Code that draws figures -
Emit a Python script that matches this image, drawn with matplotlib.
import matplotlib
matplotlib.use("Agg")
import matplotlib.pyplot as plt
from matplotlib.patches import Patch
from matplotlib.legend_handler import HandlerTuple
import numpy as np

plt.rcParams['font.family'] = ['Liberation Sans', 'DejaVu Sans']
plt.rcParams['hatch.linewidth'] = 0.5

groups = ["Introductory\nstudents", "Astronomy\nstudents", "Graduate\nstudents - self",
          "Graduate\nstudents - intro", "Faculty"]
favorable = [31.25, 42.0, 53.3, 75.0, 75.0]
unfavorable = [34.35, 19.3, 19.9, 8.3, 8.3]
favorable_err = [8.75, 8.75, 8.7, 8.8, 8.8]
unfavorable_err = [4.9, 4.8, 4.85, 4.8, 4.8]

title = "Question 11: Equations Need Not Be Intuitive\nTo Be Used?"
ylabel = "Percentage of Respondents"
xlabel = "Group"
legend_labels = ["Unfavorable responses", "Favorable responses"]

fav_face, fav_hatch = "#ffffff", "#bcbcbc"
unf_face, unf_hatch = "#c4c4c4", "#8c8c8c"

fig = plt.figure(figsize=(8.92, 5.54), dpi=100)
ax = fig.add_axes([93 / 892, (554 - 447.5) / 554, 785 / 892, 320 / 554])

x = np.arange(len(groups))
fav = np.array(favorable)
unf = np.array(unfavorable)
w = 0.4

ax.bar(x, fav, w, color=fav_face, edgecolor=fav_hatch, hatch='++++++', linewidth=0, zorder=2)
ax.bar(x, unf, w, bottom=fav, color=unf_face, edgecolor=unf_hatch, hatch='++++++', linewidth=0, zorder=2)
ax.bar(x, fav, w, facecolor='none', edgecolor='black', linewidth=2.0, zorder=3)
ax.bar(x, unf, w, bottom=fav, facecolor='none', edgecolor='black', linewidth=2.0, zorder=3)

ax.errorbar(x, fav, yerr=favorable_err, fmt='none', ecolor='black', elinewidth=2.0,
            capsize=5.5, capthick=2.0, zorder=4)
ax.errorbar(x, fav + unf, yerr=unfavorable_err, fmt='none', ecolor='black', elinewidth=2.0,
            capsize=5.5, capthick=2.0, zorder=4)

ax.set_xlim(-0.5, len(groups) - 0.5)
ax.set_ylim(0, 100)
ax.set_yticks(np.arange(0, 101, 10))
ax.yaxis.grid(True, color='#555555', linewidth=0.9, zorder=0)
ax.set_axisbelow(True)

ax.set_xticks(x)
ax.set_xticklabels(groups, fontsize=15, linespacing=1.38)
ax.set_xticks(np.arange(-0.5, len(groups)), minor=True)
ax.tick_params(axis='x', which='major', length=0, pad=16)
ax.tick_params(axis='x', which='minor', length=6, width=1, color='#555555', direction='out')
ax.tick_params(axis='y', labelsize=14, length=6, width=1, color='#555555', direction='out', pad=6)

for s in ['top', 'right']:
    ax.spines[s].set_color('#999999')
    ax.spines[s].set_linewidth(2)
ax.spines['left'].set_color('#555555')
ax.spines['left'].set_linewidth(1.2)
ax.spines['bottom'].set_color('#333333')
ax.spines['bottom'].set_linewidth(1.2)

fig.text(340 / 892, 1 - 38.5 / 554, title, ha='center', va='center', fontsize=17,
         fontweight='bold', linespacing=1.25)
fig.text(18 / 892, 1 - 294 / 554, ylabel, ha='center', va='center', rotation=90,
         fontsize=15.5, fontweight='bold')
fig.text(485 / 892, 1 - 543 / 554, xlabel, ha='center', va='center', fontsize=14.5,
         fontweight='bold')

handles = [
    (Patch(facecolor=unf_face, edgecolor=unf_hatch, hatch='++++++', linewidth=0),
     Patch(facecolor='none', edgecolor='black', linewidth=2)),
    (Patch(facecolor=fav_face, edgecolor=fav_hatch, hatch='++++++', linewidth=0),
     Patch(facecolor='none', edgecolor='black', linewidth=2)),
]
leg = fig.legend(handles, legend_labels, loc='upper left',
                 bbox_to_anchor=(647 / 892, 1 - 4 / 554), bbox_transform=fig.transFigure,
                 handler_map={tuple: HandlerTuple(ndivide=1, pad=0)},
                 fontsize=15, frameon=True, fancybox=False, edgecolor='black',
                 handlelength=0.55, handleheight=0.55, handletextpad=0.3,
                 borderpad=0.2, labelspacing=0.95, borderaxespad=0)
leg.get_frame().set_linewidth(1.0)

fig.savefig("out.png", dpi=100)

--

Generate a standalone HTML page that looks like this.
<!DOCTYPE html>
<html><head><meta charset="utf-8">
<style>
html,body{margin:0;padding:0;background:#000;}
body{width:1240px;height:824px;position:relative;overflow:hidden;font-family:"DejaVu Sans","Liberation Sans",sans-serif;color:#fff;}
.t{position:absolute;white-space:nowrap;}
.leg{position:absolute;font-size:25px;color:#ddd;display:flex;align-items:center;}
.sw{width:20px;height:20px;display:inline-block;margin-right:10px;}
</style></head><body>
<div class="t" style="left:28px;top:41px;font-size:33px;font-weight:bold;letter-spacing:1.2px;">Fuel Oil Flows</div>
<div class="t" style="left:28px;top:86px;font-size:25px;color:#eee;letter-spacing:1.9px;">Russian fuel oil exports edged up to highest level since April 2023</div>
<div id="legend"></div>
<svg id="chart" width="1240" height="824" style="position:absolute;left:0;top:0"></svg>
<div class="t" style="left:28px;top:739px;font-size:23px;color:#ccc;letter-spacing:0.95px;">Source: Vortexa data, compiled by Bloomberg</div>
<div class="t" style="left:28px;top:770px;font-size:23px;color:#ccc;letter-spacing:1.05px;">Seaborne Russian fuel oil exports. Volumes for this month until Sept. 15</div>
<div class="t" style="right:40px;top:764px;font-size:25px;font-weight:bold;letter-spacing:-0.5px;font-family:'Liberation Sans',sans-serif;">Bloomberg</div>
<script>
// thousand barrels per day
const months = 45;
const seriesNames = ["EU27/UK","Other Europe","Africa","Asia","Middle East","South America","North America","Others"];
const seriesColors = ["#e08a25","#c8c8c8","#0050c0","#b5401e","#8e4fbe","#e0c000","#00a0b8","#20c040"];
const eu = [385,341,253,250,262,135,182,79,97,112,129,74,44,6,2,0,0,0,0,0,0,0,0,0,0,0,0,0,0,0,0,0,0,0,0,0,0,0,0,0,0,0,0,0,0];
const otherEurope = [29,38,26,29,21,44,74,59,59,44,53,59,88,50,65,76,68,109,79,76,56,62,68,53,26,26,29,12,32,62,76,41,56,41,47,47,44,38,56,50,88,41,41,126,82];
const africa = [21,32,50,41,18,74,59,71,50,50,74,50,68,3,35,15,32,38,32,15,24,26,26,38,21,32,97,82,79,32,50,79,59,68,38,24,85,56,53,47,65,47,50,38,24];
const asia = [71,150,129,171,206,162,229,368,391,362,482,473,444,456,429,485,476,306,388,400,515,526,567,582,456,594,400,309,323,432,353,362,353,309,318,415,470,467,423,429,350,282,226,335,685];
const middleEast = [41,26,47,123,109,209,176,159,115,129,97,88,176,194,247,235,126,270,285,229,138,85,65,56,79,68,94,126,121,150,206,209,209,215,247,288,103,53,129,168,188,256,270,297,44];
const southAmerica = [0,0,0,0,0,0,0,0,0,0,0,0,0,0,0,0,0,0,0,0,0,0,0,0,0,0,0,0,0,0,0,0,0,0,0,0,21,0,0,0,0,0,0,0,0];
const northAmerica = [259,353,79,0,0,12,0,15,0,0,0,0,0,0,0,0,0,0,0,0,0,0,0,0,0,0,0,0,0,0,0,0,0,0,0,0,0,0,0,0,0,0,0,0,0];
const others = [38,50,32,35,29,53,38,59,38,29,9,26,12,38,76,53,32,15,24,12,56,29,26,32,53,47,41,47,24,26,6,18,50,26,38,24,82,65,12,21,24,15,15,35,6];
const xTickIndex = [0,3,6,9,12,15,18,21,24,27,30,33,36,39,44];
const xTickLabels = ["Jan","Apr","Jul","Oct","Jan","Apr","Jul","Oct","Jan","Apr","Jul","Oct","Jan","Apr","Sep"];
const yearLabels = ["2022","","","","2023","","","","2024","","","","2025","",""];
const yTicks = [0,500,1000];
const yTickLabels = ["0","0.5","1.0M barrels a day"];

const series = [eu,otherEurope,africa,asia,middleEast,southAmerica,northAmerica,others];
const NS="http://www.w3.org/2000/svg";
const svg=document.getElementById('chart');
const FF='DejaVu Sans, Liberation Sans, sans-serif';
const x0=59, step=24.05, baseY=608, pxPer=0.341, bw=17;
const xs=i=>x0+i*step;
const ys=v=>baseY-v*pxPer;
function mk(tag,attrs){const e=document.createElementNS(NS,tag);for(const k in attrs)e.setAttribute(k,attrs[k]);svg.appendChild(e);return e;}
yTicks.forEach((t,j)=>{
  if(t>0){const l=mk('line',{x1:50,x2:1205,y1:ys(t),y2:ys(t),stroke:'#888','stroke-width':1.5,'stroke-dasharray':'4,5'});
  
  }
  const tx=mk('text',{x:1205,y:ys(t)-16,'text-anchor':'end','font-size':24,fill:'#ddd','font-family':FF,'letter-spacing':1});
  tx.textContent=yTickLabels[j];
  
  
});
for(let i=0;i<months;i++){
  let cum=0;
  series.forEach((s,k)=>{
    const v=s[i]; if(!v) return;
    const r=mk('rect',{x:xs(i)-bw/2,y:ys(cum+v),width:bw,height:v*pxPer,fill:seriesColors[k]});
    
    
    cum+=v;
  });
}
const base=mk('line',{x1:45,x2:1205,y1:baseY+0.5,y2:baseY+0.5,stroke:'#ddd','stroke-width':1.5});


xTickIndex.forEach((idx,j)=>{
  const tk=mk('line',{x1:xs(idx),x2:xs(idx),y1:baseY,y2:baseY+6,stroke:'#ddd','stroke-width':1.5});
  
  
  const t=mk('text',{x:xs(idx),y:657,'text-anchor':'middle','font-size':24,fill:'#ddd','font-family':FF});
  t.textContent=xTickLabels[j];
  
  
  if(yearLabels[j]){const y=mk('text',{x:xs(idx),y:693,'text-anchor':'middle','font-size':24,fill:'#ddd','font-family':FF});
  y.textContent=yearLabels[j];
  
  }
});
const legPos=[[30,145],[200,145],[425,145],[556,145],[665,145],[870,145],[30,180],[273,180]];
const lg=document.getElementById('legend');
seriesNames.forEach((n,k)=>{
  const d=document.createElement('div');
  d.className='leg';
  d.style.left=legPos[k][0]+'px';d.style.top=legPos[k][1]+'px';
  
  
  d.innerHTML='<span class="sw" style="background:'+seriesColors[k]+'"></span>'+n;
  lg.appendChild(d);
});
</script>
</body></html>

* * *

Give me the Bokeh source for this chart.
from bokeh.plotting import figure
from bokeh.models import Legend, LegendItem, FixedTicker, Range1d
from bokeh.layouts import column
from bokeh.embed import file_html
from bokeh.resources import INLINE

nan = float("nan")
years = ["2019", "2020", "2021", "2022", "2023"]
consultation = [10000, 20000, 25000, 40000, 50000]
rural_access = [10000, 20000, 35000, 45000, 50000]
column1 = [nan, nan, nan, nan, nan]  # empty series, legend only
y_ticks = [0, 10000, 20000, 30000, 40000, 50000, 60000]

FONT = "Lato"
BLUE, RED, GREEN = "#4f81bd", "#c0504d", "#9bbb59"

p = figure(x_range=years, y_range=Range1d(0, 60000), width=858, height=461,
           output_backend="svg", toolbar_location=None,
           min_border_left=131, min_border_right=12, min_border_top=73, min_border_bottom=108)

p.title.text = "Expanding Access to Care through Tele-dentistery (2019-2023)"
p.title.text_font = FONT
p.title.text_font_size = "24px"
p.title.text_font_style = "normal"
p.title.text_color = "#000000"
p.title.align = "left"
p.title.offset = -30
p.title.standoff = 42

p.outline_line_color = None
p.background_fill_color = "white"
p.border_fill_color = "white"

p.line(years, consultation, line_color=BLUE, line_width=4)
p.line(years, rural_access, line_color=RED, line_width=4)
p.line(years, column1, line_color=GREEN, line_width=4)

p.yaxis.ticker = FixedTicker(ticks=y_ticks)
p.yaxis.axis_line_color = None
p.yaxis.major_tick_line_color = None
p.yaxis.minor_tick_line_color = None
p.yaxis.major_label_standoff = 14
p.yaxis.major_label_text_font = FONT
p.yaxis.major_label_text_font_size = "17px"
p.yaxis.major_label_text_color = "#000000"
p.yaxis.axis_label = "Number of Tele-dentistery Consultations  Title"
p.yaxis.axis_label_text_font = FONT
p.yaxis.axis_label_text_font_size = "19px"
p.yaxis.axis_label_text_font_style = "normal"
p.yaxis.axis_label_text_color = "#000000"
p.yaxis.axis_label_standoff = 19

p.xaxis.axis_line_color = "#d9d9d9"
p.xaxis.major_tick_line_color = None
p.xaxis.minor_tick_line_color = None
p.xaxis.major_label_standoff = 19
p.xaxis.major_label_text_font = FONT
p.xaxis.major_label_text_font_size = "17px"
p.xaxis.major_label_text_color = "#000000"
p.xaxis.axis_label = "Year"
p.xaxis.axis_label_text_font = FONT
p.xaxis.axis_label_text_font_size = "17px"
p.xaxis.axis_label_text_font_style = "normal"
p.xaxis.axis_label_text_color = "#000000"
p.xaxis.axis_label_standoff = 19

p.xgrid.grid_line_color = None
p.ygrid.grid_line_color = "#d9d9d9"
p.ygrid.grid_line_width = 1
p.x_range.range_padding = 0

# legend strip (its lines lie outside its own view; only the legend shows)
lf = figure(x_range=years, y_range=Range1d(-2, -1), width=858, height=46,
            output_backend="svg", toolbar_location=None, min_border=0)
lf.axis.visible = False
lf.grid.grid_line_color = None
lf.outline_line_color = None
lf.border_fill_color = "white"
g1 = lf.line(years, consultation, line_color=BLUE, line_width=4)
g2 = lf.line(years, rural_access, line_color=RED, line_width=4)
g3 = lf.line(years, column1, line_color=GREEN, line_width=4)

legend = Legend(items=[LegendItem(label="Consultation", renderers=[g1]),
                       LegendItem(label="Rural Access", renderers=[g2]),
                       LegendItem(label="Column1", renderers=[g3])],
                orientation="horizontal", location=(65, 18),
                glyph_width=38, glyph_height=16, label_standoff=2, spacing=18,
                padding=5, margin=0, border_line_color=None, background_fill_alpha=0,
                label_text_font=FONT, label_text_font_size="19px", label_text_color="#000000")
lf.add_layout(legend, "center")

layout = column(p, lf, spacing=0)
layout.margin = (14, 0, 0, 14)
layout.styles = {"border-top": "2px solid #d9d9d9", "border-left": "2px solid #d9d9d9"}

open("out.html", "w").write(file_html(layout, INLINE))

What needs to be done -
Extract from the records above the lines from the one containing "Give me the Bokeh source for this chart." to the one containing "p.line(years, column1, line_color=GREEN, line_width=4)", both lines included, exactly as they appear and with nothing else.

Solution to the problem -
Give me the Bokeh source for this chart.
from bokeh.plotting import figure
from bokeh.models import Legend, LegendItem, FixedTicker, Range1d
from bokeh.layouts import column
from bokeh.embed import file_html
from bokeh.resources import INLINE

nan = float("nan")
years = ["2019", "2020", "2021", "2022", "2023"]
consultation = [10000, 20000, 25000, 40000, 50000]
rural_access = [10000, 20000, 35000, 45000, 50000]
column1 = [nan, nan, nan, nan, nan]  # empty series, legend only
y_ticks = [0, 10000, 20000, 30000, 40000, 50000, 60000]

FONT = "Lato"
BLUE, RED, GREEN = "#4f81bd", "#c0504d", "#9bbb59"

p = figure(x_range=years, y_range=Range1d(0, 60000), width=858, height=461,
           output_backend="svg", toolbar_location=None,
           min_border_left=131, min_border_right=12, min_border_top=73, min_border_bottom=108)

p.title.text = "Expanding Access to Care through Tele-dentistery (2019-2023)"
p.title.text_font = FONT
p.title.text_font_size = "24px"
p.title.text_font_style = "normal"
p.title.text_color = "#000000"
p.title.align = "left"
p.title.offset = -30
p.title.standoff = 42

p.outline_line_color = None
p.background_fill_color = "white"
p.border_fill_color = "white"

p.line(years, consultation, line_color=BLUE, line_width=4)
p.line(years, rural_access, line_color=RED, line_width=4)
p.line(years, column1, line_color=GREEN, line_width=4)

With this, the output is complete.